[Data entries]
○ ○ ○ ○ ○

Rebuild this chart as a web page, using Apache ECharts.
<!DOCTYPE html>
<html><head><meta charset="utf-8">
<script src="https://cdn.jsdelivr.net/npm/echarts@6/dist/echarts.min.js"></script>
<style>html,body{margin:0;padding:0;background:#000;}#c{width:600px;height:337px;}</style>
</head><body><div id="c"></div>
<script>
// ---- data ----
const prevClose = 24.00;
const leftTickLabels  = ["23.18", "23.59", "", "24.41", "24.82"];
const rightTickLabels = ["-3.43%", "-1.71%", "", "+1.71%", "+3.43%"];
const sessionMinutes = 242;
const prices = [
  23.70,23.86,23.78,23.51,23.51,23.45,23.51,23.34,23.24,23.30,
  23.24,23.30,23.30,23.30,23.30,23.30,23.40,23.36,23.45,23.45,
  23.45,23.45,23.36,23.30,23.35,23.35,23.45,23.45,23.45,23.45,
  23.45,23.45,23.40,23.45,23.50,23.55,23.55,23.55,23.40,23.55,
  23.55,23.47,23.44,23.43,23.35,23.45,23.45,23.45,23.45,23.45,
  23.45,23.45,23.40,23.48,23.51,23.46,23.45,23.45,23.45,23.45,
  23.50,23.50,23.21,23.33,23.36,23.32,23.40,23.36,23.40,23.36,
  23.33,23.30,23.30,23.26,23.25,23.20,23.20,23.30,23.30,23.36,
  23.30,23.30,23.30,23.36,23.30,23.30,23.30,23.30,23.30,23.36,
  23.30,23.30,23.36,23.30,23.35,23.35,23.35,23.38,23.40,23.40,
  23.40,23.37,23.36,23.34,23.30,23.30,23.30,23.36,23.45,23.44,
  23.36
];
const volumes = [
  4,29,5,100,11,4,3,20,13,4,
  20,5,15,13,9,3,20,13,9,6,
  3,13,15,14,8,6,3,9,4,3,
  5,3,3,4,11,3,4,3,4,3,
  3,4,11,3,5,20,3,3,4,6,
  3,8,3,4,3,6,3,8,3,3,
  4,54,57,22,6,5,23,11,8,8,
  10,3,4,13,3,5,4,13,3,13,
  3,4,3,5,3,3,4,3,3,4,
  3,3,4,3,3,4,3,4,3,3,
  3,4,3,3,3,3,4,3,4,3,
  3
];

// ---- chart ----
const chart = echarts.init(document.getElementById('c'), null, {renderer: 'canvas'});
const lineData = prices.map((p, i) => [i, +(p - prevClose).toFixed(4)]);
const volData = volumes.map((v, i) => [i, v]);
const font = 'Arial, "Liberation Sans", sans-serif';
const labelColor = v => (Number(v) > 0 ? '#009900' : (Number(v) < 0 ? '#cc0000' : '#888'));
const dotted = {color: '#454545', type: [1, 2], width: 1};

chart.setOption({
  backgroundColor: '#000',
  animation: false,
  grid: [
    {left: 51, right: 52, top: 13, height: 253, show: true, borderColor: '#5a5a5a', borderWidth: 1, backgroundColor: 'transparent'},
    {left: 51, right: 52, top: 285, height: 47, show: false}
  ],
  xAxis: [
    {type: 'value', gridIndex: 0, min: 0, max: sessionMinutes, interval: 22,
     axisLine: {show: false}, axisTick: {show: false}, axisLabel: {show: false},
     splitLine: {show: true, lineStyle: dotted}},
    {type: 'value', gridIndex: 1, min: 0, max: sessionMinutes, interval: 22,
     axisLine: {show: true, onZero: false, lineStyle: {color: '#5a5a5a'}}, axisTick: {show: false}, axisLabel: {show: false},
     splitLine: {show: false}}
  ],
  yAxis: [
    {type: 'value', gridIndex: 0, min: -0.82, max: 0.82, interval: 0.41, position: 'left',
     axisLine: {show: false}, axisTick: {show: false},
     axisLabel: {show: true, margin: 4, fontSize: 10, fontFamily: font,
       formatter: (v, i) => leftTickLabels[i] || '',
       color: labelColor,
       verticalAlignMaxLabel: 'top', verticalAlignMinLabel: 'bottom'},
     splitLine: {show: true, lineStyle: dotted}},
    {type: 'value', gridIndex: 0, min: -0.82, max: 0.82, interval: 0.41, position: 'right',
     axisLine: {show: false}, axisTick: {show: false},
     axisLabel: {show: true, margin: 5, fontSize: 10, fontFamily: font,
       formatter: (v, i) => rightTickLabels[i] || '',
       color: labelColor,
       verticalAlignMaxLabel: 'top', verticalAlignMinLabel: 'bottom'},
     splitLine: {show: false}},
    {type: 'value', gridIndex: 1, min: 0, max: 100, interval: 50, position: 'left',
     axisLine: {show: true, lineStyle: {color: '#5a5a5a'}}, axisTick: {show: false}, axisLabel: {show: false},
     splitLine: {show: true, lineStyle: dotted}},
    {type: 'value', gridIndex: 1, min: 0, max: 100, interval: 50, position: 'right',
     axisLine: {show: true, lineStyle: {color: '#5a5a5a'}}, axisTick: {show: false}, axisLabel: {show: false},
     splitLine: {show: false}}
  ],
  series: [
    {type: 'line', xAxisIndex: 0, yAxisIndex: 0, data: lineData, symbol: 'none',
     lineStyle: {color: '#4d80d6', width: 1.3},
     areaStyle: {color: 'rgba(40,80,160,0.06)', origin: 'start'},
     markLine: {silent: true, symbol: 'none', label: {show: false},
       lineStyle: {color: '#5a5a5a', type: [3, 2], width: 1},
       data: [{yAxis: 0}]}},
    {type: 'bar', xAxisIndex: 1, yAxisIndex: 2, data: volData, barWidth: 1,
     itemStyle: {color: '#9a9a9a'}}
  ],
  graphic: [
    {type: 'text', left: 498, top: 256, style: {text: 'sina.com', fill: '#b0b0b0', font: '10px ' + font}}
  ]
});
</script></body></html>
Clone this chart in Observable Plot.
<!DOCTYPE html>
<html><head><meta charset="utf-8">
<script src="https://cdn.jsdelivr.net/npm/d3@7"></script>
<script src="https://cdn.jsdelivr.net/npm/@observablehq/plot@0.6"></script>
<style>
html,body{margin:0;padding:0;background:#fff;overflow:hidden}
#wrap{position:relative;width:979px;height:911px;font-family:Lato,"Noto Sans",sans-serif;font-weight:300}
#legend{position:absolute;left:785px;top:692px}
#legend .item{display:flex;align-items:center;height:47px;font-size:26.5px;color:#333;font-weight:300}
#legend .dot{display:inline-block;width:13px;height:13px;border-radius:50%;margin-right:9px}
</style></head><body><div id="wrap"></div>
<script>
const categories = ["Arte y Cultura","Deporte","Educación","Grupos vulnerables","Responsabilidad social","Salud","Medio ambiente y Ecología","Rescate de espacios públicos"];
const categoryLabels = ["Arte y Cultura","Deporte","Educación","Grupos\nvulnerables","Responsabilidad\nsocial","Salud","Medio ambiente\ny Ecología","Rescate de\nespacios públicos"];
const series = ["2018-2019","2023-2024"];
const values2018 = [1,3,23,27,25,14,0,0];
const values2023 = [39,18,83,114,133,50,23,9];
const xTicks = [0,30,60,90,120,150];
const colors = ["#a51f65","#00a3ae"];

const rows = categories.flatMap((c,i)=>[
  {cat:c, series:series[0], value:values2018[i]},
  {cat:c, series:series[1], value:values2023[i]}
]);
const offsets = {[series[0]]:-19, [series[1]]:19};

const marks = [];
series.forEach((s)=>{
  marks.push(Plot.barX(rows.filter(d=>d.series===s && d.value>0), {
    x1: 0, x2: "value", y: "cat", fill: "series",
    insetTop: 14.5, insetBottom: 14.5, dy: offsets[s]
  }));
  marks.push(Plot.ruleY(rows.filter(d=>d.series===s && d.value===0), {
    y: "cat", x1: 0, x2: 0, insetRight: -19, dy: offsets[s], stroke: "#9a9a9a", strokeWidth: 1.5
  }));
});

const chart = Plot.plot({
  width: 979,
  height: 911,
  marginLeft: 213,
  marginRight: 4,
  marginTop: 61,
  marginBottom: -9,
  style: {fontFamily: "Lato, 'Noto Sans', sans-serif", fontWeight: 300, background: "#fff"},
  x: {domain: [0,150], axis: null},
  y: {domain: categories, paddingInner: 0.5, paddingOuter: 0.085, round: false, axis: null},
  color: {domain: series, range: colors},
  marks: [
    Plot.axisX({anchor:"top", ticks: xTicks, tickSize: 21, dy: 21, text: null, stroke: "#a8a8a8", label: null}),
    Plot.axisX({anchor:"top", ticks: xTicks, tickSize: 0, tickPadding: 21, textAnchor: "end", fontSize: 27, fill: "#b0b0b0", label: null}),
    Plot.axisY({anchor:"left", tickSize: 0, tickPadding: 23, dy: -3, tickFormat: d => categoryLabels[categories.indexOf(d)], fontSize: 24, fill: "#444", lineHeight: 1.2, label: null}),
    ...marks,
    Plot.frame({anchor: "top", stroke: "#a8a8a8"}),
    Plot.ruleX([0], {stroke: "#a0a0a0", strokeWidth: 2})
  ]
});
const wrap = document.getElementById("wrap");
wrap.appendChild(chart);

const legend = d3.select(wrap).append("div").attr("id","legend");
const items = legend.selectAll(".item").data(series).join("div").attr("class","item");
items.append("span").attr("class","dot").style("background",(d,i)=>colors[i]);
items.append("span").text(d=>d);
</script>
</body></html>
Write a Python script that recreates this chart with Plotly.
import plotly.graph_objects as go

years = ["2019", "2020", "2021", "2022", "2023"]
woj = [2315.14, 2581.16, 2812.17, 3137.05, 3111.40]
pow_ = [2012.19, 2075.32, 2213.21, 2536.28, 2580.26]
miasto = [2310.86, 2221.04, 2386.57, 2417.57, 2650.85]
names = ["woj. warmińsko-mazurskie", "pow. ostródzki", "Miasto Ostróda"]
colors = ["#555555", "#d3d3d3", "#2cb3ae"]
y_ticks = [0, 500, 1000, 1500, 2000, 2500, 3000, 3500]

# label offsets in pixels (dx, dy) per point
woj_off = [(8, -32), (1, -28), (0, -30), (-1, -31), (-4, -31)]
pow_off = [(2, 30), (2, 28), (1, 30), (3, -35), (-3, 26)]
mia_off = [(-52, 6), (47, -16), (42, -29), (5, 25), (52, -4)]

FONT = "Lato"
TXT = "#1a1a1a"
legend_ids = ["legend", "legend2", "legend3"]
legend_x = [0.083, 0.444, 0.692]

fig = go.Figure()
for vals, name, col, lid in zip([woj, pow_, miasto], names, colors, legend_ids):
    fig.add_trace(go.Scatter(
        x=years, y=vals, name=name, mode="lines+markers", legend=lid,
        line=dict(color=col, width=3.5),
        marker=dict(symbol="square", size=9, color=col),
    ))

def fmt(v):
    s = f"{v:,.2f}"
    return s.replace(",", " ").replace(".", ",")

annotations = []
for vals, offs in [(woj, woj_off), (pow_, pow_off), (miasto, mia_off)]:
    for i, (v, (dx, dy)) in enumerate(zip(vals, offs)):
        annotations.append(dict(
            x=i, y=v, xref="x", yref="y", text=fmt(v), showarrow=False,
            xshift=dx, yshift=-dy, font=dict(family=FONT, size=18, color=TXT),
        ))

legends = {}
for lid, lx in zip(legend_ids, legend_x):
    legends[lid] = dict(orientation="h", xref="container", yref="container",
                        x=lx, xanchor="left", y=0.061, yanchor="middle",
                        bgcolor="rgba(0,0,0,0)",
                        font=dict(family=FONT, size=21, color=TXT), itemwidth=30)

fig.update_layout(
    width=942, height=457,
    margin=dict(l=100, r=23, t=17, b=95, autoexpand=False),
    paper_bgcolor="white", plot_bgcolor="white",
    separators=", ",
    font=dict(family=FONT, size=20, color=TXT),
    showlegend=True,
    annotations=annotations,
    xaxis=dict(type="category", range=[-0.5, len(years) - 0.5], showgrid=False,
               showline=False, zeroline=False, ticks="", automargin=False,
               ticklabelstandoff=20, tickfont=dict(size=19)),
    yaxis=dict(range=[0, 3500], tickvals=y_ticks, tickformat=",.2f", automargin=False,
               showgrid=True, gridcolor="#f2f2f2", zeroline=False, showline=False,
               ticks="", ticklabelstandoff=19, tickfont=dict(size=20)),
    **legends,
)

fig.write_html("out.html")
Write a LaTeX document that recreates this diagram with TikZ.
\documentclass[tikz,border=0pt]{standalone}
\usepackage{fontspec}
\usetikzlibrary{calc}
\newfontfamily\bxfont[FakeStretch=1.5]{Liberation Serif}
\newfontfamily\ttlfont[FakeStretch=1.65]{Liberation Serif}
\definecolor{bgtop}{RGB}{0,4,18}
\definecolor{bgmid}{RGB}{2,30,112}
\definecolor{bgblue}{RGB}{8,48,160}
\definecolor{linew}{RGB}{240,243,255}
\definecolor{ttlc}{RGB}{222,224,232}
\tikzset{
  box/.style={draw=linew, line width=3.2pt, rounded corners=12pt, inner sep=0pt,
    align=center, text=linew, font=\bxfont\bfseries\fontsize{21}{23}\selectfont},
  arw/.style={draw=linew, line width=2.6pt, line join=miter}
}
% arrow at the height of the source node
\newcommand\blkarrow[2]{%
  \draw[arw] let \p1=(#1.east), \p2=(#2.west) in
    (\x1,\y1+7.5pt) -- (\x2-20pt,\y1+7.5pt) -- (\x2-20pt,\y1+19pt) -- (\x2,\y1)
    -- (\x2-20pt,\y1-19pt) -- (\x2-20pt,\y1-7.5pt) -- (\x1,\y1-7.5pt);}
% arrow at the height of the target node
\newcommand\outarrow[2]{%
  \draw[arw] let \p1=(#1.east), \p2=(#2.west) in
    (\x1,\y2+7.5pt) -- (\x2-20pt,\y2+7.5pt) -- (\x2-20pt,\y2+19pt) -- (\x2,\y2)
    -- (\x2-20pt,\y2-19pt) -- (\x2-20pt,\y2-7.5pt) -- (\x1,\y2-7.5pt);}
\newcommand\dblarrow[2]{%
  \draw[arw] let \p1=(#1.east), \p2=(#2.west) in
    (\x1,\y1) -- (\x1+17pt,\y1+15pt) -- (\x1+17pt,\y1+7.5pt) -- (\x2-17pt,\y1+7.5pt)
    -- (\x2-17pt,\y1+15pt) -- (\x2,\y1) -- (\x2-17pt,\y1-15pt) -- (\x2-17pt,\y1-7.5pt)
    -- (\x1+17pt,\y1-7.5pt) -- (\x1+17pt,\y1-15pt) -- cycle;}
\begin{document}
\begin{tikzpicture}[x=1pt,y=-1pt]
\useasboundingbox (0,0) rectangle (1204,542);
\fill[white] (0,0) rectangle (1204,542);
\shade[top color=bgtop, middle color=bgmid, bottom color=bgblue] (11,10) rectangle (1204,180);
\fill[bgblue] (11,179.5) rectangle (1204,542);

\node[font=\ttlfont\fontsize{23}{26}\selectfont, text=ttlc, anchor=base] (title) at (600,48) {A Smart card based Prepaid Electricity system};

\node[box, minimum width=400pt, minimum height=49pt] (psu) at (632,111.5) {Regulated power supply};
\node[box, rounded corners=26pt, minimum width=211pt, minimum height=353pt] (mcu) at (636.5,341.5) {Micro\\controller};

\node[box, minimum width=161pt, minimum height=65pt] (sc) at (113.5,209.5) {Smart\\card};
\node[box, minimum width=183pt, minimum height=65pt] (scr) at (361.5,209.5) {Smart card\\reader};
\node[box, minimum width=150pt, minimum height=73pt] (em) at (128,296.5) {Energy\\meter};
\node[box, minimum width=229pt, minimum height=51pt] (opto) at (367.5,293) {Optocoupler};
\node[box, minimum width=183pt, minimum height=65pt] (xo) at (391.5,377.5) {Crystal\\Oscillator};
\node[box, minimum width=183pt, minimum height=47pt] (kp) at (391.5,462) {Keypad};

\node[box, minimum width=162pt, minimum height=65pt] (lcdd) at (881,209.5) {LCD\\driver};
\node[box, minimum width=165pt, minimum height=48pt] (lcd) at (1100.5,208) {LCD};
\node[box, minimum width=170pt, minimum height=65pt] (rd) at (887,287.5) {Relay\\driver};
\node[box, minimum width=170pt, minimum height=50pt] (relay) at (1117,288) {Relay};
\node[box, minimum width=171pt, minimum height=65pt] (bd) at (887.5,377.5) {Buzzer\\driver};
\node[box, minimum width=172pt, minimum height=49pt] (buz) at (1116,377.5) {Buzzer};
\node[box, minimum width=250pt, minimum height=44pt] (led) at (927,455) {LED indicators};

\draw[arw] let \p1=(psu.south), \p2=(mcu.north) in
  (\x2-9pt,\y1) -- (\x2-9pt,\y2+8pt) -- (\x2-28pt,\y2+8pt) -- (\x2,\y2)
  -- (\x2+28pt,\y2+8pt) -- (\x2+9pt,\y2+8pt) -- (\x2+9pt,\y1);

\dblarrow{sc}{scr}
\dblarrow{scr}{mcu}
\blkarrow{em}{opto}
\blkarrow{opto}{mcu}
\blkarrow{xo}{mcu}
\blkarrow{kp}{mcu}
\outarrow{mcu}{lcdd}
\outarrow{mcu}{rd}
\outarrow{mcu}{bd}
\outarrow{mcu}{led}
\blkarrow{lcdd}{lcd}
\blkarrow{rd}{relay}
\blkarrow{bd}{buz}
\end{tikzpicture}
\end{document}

○ ○ ○ ○ ○

_Brief_: Write out every line of the entries that holds the word "recreates".

_Exercise result_:
Write a Python script that recreates this chart with Plotly.
Write a LaTeX document that recreates this diagram with TikZ.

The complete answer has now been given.